● DO THIS: Starting at the top of the listing, extract every line up to and including the one with "const seriesNames = ['År 2013', 'År 2012'];". Pictures stay out of the copy.

Raw records:
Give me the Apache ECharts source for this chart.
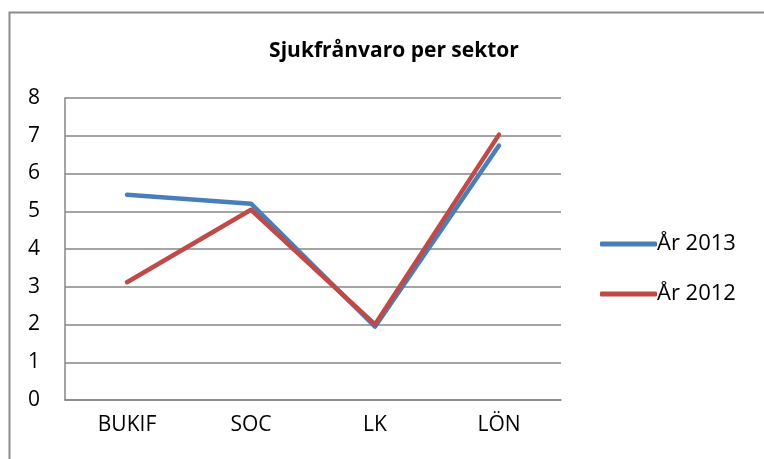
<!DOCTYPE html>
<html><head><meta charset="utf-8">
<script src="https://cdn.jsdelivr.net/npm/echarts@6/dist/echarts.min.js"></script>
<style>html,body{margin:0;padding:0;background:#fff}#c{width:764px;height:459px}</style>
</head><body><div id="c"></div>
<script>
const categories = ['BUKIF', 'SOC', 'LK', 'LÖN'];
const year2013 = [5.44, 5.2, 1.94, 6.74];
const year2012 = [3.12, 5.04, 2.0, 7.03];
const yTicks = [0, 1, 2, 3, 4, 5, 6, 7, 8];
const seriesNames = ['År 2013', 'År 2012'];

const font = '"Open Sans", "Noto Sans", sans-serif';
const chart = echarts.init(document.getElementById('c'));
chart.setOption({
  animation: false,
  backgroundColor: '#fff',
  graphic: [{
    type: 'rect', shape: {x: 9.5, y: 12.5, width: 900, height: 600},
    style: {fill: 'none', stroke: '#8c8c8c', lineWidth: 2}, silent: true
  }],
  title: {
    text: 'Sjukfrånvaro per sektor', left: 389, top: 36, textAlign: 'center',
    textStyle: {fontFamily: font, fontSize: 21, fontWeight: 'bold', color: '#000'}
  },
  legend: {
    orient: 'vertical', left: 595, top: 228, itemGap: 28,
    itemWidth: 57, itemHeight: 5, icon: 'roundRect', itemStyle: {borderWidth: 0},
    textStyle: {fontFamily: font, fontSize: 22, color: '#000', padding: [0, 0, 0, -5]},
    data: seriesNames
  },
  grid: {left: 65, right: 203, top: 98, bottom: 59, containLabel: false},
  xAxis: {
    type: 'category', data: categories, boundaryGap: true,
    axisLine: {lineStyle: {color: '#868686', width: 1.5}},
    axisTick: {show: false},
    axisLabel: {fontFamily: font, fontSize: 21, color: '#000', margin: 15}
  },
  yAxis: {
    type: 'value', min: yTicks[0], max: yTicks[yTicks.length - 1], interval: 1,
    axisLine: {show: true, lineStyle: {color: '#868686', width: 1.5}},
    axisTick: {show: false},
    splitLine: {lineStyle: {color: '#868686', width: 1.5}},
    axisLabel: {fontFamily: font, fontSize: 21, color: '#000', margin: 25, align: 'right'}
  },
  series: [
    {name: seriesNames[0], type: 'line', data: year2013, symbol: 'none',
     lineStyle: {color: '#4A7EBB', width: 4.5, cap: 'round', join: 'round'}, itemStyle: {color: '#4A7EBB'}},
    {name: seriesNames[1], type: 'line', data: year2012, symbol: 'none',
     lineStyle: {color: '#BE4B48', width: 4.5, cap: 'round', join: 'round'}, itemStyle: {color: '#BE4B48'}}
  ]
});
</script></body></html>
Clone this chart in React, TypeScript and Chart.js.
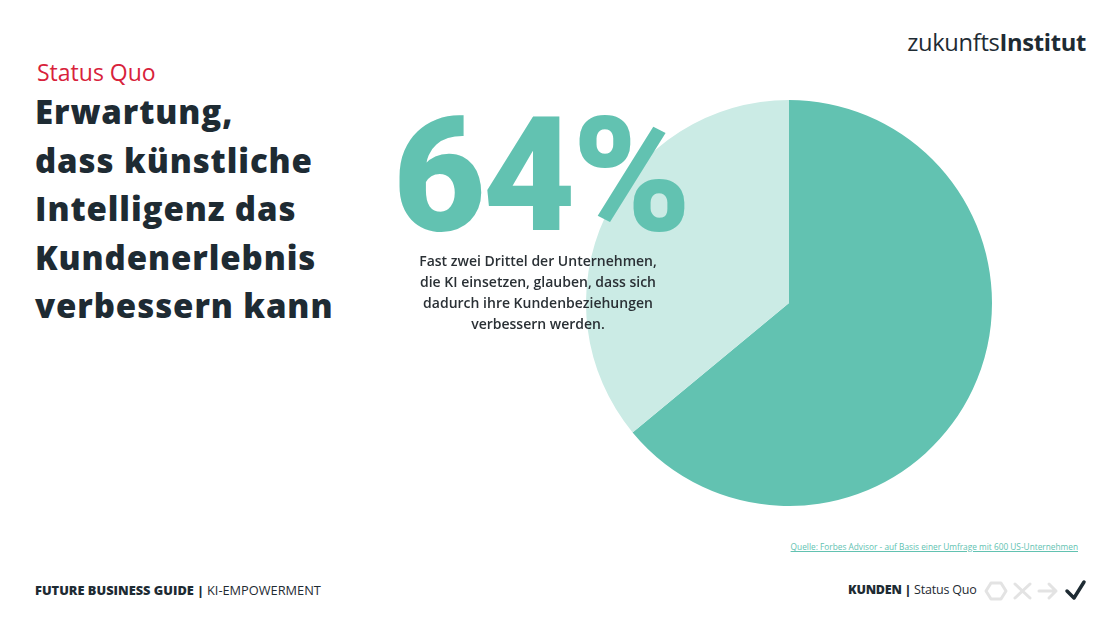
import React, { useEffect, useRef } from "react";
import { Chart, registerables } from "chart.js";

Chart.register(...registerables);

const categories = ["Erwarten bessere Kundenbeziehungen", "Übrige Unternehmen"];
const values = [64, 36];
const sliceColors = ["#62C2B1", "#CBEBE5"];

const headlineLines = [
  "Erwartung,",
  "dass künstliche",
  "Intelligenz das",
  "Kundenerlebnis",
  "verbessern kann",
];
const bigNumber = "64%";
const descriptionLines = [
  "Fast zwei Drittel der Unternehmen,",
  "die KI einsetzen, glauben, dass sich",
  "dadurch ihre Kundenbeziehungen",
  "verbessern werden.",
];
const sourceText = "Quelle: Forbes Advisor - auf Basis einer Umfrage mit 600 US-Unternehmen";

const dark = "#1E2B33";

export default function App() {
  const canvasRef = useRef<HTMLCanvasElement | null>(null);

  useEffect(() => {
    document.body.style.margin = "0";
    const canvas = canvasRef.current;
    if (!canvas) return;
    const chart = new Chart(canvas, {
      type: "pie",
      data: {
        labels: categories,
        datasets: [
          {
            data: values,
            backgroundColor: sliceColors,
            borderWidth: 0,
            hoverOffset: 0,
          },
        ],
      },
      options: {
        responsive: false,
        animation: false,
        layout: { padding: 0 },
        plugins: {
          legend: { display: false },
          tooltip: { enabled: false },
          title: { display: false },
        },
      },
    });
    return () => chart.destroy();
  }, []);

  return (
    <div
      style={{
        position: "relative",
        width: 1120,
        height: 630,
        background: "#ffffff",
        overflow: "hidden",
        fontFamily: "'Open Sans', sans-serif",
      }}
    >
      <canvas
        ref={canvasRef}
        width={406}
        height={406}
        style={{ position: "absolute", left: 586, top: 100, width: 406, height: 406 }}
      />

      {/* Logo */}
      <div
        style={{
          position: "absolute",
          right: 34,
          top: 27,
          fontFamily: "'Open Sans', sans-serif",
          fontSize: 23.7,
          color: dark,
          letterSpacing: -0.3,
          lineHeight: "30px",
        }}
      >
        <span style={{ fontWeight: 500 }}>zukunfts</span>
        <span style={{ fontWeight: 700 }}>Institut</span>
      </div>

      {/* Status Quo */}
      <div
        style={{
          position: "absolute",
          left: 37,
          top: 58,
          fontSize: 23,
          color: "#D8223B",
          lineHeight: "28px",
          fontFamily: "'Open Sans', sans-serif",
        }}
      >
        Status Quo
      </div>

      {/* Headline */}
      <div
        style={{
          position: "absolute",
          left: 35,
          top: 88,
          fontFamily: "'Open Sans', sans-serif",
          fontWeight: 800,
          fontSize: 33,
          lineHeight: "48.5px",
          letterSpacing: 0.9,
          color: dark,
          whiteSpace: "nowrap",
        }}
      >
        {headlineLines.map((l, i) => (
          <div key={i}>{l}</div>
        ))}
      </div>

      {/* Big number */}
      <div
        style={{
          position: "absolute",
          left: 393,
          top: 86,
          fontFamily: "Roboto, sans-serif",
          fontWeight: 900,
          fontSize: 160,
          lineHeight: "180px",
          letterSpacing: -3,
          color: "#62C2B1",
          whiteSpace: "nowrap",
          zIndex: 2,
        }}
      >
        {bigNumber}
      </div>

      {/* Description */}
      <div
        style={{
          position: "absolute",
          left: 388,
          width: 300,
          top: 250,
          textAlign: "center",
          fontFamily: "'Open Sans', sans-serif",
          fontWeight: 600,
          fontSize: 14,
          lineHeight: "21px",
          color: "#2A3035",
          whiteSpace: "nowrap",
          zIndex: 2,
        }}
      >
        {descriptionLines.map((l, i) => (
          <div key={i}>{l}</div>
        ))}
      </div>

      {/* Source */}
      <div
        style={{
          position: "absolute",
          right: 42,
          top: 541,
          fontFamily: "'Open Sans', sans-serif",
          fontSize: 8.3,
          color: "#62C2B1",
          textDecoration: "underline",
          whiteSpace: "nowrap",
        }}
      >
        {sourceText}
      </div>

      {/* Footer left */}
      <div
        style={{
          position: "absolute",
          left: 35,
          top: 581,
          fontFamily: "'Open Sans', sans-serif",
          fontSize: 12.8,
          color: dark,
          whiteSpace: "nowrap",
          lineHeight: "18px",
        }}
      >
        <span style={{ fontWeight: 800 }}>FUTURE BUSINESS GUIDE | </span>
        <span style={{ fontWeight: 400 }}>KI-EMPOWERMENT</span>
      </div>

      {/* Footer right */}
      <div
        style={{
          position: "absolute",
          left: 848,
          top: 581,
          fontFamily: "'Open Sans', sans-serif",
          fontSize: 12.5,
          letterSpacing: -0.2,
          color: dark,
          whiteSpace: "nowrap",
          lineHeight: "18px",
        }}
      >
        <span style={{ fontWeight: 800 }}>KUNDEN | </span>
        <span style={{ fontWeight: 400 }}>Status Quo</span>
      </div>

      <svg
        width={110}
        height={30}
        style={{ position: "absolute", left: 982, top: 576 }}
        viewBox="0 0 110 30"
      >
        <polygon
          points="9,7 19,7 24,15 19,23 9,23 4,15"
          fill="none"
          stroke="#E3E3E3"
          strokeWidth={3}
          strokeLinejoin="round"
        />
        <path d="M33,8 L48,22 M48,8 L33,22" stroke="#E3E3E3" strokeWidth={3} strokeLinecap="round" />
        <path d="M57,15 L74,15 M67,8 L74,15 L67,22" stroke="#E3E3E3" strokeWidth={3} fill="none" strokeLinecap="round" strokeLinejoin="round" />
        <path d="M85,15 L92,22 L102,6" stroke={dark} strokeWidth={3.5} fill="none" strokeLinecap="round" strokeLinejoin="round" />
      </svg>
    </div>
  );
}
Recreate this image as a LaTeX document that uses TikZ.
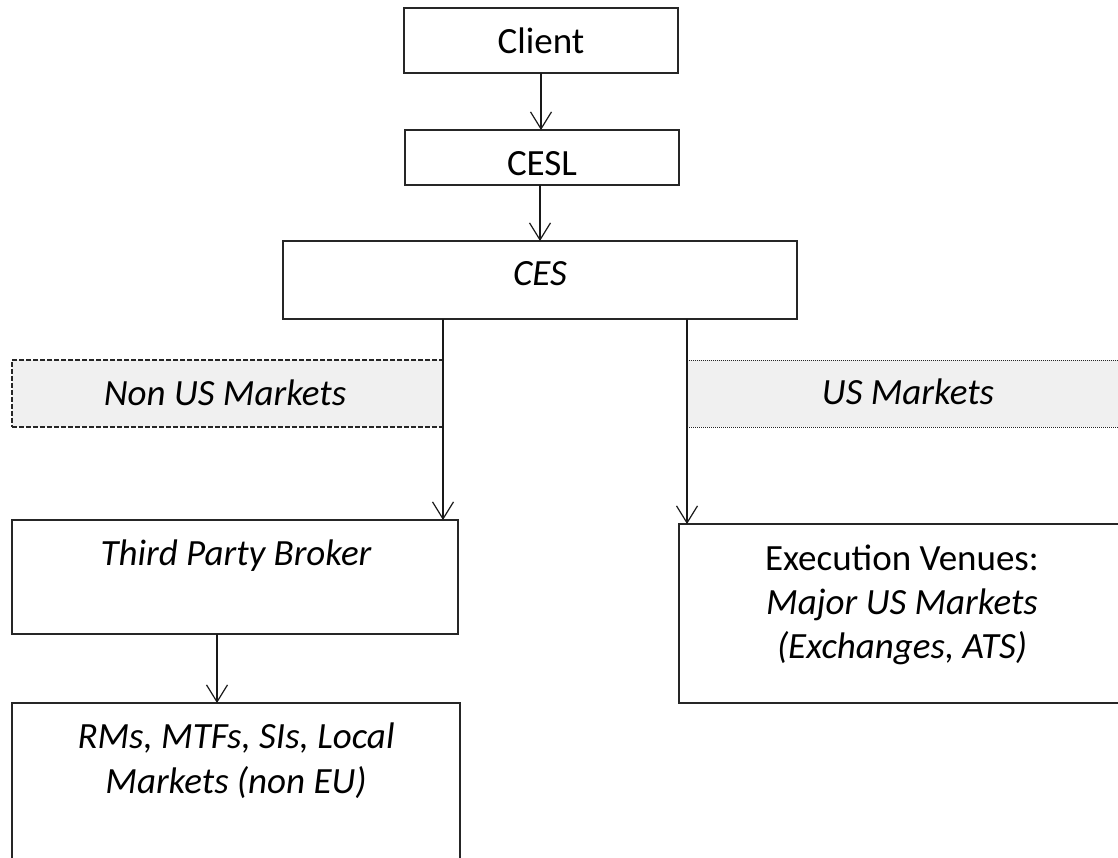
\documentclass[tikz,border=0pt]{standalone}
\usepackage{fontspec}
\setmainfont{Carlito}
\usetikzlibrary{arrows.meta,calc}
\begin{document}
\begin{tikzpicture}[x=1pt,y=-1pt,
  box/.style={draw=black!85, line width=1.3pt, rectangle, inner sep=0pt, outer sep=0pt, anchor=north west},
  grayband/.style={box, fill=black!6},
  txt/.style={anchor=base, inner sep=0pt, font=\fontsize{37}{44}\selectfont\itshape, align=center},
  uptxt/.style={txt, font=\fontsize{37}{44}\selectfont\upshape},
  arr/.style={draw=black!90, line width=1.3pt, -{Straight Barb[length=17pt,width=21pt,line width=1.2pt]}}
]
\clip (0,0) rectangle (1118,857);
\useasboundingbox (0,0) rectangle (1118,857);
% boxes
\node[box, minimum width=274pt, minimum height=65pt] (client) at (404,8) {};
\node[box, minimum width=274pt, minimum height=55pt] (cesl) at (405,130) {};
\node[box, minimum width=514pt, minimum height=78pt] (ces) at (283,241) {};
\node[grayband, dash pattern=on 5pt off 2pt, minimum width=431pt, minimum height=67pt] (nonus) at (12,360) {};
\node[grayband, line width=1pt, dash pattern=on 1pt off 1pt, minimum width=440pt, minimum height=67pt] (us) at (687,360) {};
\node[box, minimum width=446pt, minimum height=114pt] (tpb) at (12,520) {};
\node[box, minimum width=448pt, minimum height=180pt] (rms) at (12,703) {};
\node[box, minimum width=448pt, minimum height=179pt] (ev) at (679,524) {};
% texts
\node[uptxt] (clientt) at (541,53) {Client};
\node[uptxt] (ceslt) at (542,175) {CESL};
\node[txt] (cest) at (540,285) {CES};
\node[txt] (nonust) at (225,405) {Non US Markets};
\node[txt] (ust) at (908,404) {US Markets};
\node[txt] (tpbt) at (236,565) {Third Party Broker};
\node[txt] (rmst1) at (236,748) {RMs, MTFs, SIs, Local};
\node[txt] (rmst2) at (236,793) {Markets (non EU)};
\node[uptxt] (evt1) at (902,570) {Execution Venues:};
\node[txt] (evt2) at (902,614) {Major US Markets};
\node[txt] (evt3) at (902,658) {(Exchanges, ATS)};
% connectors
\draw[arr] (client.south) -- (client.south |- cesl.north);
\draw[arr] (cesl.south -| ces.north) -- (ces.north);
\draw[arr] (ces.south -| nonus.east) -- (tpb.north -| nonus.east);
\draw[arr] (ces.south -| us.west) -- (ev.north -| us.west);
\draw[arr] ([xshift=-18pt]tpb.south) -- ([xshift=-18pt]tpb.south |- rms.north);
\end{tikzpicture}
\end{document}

● SOLUTION TO THIS PROBLEM:
Give me the Apache ECharts source for this chart.
<!DOCTYPE html>
<html><head><meta charset="utf-8">
<script src="https://cdn.jsdelivr.net/npm/echarts@6/dist/echarts.min.js"></script>
<style>html,body{margin:0;padding:0;background:#fff}#c{width:764px;height:459px}</style>
</head><body><div id="c"></div>
<script>
const categories = ['BUKIF', 'SOC', 'LK', 'LÖN'];
const year2013 = [5.44, 5.2, 1.94, 6.74];
const year2012 = [3.12, 5.04, 2.0, 7.03];
const yTicks = [0, 1, 2, 3, 4, 5, 6, 7, 8];
const seriesNames = ['År 2013', 'År 2012'];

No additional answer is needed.